Hi @dub2s, welcome to Dask community!
So I just tried your example with some random Array as input image, and a distributed cluster to monitor the computation using the Dashboard, like so:
from distributed import Client
import dask.array as da
from scipy.ndimage import zoom
client = Client()
client
image = da.random.random((95,3739,1895), chunks=(95,512,512))
def procedure(target):
print("proceduring",target.shape)
return zoom(target, [10,0.994,0.994])
tile_map = da.map_overlap(procedure, image)
tile_map.compute()
Using also a Jupyter notebook, I’m able to print the shape and size of the arrays. Dask is telling me that input image (using float64 pixels) is 5.02GiB, with 190MiB chunks. It’s also telling me the output is the same. Is that correct?
When I try to launch it with default Client/LocalCluster on my machine, it’s launching 8 tasks on parallel. I don’t know what the zoom
operation is doing or at least how does it works, but for every chunk processed, the memory is gradually growing to about 2GiB, and it keeps a result between 1.3 and 1.8 GiB in memory. So my 16GiB laptop is quickly saturated and everything crashes.
The thing is, as you are calling compute
, Dask tries to keep the chunks in memory, or spilling them to disk if it needs some space, in order to be able to return the image in the end, but this is not enough here.
Is this normal to have such an amount of memory used for each chunk processing when using zoom
?
I think this would generate a bit too much chunks to handle.

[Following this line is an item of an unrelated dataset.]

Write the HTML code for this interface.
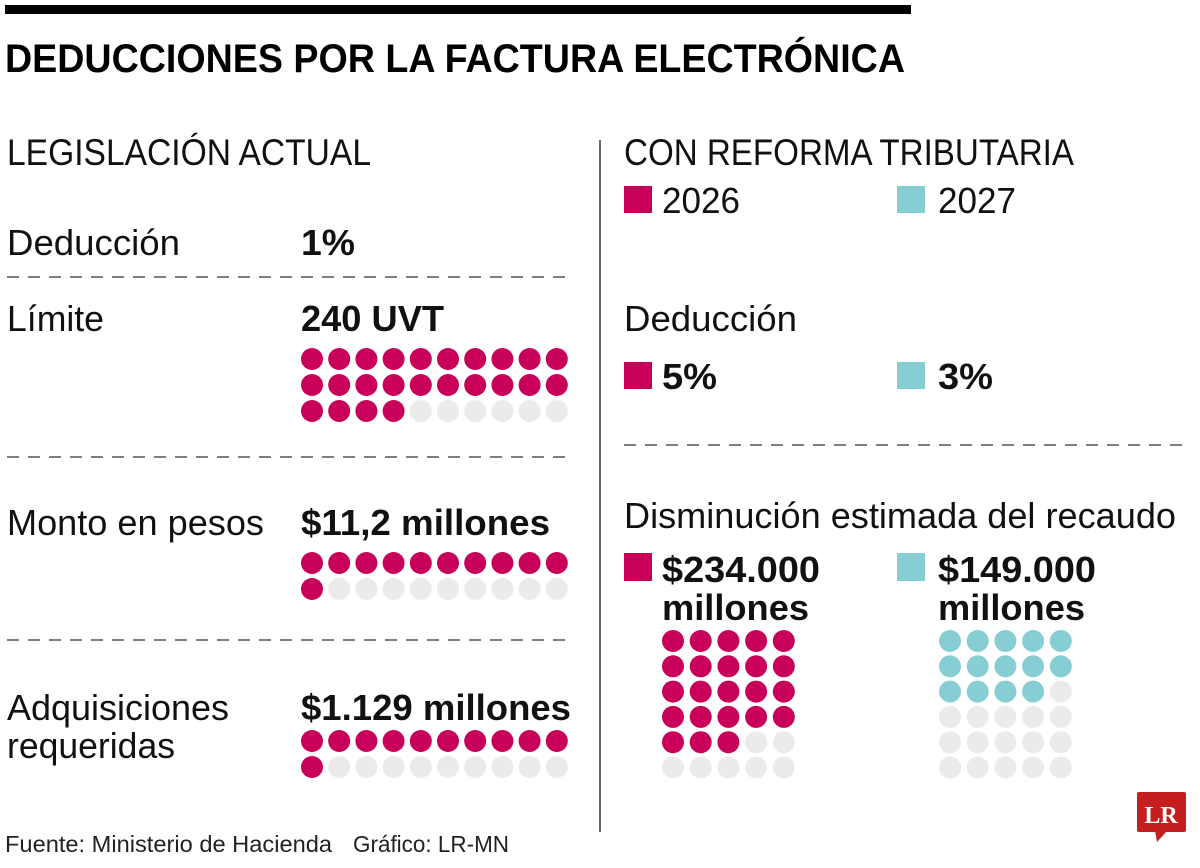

From what I observed, I think there are several things to check:
- Instead of computing the result (which means it will be loaded into memory in the end, and Dask has to keep all the chunks in memory or spilled on disk), try to save it as a chunked format to disk so that it can be written in streaming, for example using Zarr.
- Try with chunks just a bit smaller, like (95,128,128)
- Try with less threads working at the same time, for example using
Client(n_workers=4, threads_per_worker=1)
I tried with using chunks a bit smaller and fewer threads working at the same time, it did not get to the end of my machine because I didn’t have enough free space on local disk to spill all the resulting chunks, but I think that was in good way to finish.